[start]

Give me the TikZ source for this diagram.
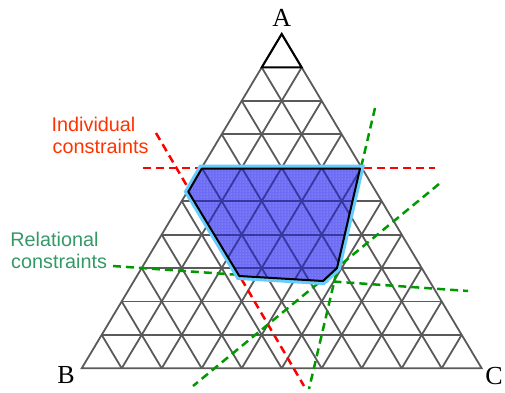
\documentclass[tikz,border=0pt]{standalone}
\usepackage{fontspec}
\setmainfont{Liberation Serif}
\newfontfamily\labelsans{Liberation Sans}
\usetikzlibrary{calc,patterns}
\definecolor{gridgray}{RGB}{90,90,90}
\definecolor{redtext}{RGB}{255,51,0}
\definecolor{greentext}{RGB}{51,153,102}
\definecolor{reddash}{RGB}{255,0,0}
\definecolor{greendash}{RGB}{0,153,0}
\definecolor{skyline}{RGB}{102,204,255}
\definecolor{polyfill}{RGB}{108,108,245}
\definecolor{dotcol}{RGB}{185,185,255}
\definecolor{navyline}{RGB}{55,55,160}
\tikzset{
  gridline/.style={draw=gridgray, line width=1.8pt},
  innergrid/.style={draw=navyline, line width=1.8pt},
  redcons/.style={draw=reddash, line width=2.5pt, dash pattern=on 8pt off 5pt},
  greencons/.style={draw=greendash, line width=2.5pt, dash pattern=on 8pt off 5pt},
  vertexlabel/.style={anchor=base, inner sep=0pt, font=\fontsize{26}{26}\selectfont},
  redlabel/.style={anchor=base west, inner sep=0pt, text=redtext, font=\labelsans\fontsize{19.8}{22}\selectfont},
  greenlabel/.style={anchor=base west, inner sep=0pt, text=greentext, font=\labelsans\fontsize{19.8}{22}\selectfont},
}
\begin{document}
\begin{tikzpicture}[x=1pt,y=-1pt]
\useasboundingbox (0,0) rectangle (505,392);
\coordinate (A) at (281.7,34);
\coordinate (B) at (81.7,368.3);
\coordinate (C) at (481.7,368.3);
% grid
\foreach \k in {1,...,9} {
  \draw[gridline] ($(A)!{\k*0.1}!(B)$) -- ($(A)!{\k*0.1}!(C)$);
  \draw[gridline] ($(B)!{\k*0.1}!(A)$) -- ($(B)!{\k*0.1}!(C)$);
  \draw[gridline] ($(C)!{\k*0.1}!(A)$) -- ($(C)!{\k*0.1}!(B)$);
}
\draw[gridline, line join=miter] (A) -- (B) -- (C) -- cycle;
\draw[black, line width=2pt] (A) -- ($(A)!0.1!(B)$) -- ($(A)!0.1!(C)$) -- cycle;
% constraint lines
\coordinate (r1s) at (143,168); \coordinate (r1e) at (435,168);
\coordinate (r2s) at (156,133); \coordinate (r2e) at (304,386);
\coordinate (g1s) at (113,266); \coordinate (g1e) at (468,291);
\coordinate (g2s) at (375,108); \coordinate (g2e) at (309,389);
\coordinate (g3s) at (439,184); \coordinate (g3e) at (193,386);
\draw[redcons] (r1s) -- (r1e);
\draw[redcons] (r2s) -- (r2e);
\draw[greencons] (g1s) -- (g1e);
\draw[greencons] (g2s) -- (g2e);
\draw[greencons] (g3s) -- (g3e);
% feasible region
\coordinate (P1) at (201.7,168.7);
\coordinate (P2) at (360,168.7);
\coordinate (P3) at (337,268);
\coordinate (P4) at (323,281);
\coordinate (P5) at (239.3,276);
\coordinate (P6) at (188.3,191.7);
\draw[skyline, line width=8pt, line join=miter] (P1) -- (P2) -- (P3) -- (P4) -- (P5) -- (P6) -- cycle;
\fill[polyfill] (P1) -- (P2) -- (P3) -- (P4) -- (P5) -- (P6) -- cycle;
\fill[pattern=dots, pattern color=dotcol] (P1) -- (P2) -- (P3) -- (P4) -- (P5) -- (P6) -- cycle;
\begin{scope}
  \clip (P1) -- (P2) -- (P3) -- (P4) -- (P5) -- (P6) -- cycle;
  \foreach \k in {1,...,9} {
    \draw[innergrid] ($(A)!{\k*0.1}!(B)$) -- ($(A)!{\k*0.1}!(C)$);
    \draw[innergrid] ($(B)!{\k*0.1}!(A)$) -- ($(B)!{\k*0.1}!(C)$);
    \draw[innergrid] ($(C)!{\k*0.1}!(A)$) -- ($(C)!{\k*0.1}!(B)$);
  }
\end{scope}
\draw[black, line width=2pt, line join=round] (P1) -- (P2) -- (P3) -- (P4) -- (P5) -- (P6) -- cycle;
% labels
\node[vertexlabel] (lA) at (281.7,26.7) {A};
\node[vertexlabel] (lB) at (66,383.3) {B};
\node[vertexlabel] (lC) at (494,384) {C};
\node[redlabel] (ind1) at (51.5,131.7) {Individual};
\node[redlabel] (ind2) at (52.5,153.3) {constraints};
\node[greenlabel] (rel1) at (10.2,246.7) {Relational};
\node[greenlabel] (rel2) at (11,268.3) {constraints};
\end{tikzpicture}
\end{document}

[end]

- WRITTEN EXERCISE
Repeat the material above verbatim. Leave the pictures behind.

- RESPONSE FOR THIS EXERCISE
Give me the TikZ source for this diagram.
\documentclass[tikz,border=0pt]{standalone}
\usepackage{fontspec}
\setmainfont{Liberation Serif}
\newfontfamily\labelsans{Liberation Sans}
\usetikzlibrary{calc,patterns}
\definecolor{gridgray}{RGB}{90,90,90}
\definecolor{redtext}{RGB}{255,51,0}
\definecolor{greentext}{RGB}{51,153,102}
\definecolor{reddash}{RGB}{255,0,0}
\definecolor{greendash}{RGB}{0,153,0}
\definecolor{skyline}{RGB}{102,204,255}
\definecolor{polyfill}{RGB}{108,108,245}
\definecolor{dotcol}{RGB}{185,185,255}
\definecolor{navyline}{RGB}{55,55,160}
\tikzset{
  gridline/.style={draw=gridgray, line width=1.8pt},
  innergrid/.style={draw=navyline, line width=1.8pt},
  redcons/.style={draw=reddash, line width=2.5pt, dash pattern=on 8pt off 5pt},
  greencons/.style={draw=greendash, line width=2.5pt, dash pattern=on 8pt off 5pt},
  vertexlabel/.style={anchor=base, inner sep=0pt, font=\fontsize{26}{26}\selectfont},
  redlabel/.style={anchor=base west, inner sep=0pt, text=redtext, font=\labelsans\fontsize{19.8}{22}\selectfont},
  greenlabel/.style={anchor=base west, inner sep=0pt, text=greentext, font=\labelsans\fontsize{19.8}{22}\selectfont},
}
\begin{document}
\begin{tikzpicture}[x=1pt,y=-1pt]
\useasboundingbox (0,0) rectangle (505,392);
\coordinate (A) at (281.7,34);
\coordinate (B) at (81.7,368.3);
\coordinate (C) at (481.7,368.3);
% grid
\foreach \k in {1,...,9} {
  \draw[gridline] ($(A)!{\k*0.1}!(B)$) -- ($(A)!{\k*0.1}!(C)$);
  \draw[gridline] ($(B)!{\k*0.1}!(A)$) -- ($(B)!{\k*0.1}!(C)$);
  \draw[gridline] ($(C)!{\k*0.1}!(A)$) -- ($(C)!{\k*0.1}!(B)$);
}
\draw[gridline, line join=miter] (A) -- (B) -- (C) -- cycle;
\draw[black, line width=2pt] (A) -- ($(A)!0.1!(B)$) -- ($(A)!0.1!(C)$) -- cycle;
% constraint lines
\coordinate (r1s) at (143,168); \coordinate (r1e) at (435,168);
\coordinate (r2s) at (156,133); \coordinate (r2e) at (304,386);
\coordinate (g1s) at (113,266); \coordinate (g1e) at (468,291);
\coordinate (g2s) at (375,108); \coordinate (g2e) at (309,389);
\coordinate (g3s) at (439,184); \coordinate (g3e) at (193,386);
\draw[redcons] (r1s) -- (r1e);
\draw[redcons] (r2s) -- (r2e);
\draw[greencons] (g1s) -- (g1e);
\draw[greencons] (g2s) -- (g2e);
\draw[greencons] (g3s) -- (g3e);
% feasible region
\coordinate (P1) at (201.7,168.7);
\coordinate (P2) at (360,168.7);
\coordinate (P3) at (337,268);
\coordinate (P4) at (323,281);
\coordinate (P5) at (239.3,276);
\coordinate (P6) at (188.3,191.7);
\draw[skyline, line width=8pt, line join=miter] (P1) -- (P2) -- (P3) -- (P4) -- (P5) -- (P6) -- cycle;
\fill[polyfill] (P1) -- (P2) -- (P3) -- (P4) -- (P5) -- (P6) -- cycle;
\fill[pattern=dots, pattern color=dotcol] (P1) -- (P2) -- (P3) -- (P4) -- (P5) -- (P6) -- cycle;
\begin{scope}
  \clip (P1) -- (P2) -- (P3) -- (P4) -- (P5) -- (P6) -- cycle;
  \foreach \k in {1,...,9} {
    \draw[innergrid] ($(A)!{\k*0.1}!(B)$) -- ($(A)!{\k*0.1}!(C)$);
    \draw[innergrid] ($(B)!{\k*0.1}!(A)$) -- ($(B)!{\k*0.1}!(C)$);
    \draw[innergrid] ($(C)!{\k*0.1}!(A)$) -- ($(C)!{\k*0.1}!(B)$);
  }
\end{scope}
\draw[black, line width=2pt, line join=round] (P1) -- (P2) -- (P3) -- (P4) -- (P5) -- (P6) -- cycle;
% labels
\node[vertexlabel] (lA) at (281.7,26.7) {A};
\node[vertexlabel] (lB) at (66,383.3) {B};
\node[vertexlabel] (lC) at (494,384) {C};
\node[redlabel] (ind1) at (51.5,131.7) {Individual};
\node[redlabel] (ind2) at (52.5,153.3) {constraints};
\node[greenlabel] (rel1) at (10.2,246.7) {Relational};
\node[greenlabel] (rel2) at (11,268.3) {constraints};
\end{tikzpicture}
\end{document}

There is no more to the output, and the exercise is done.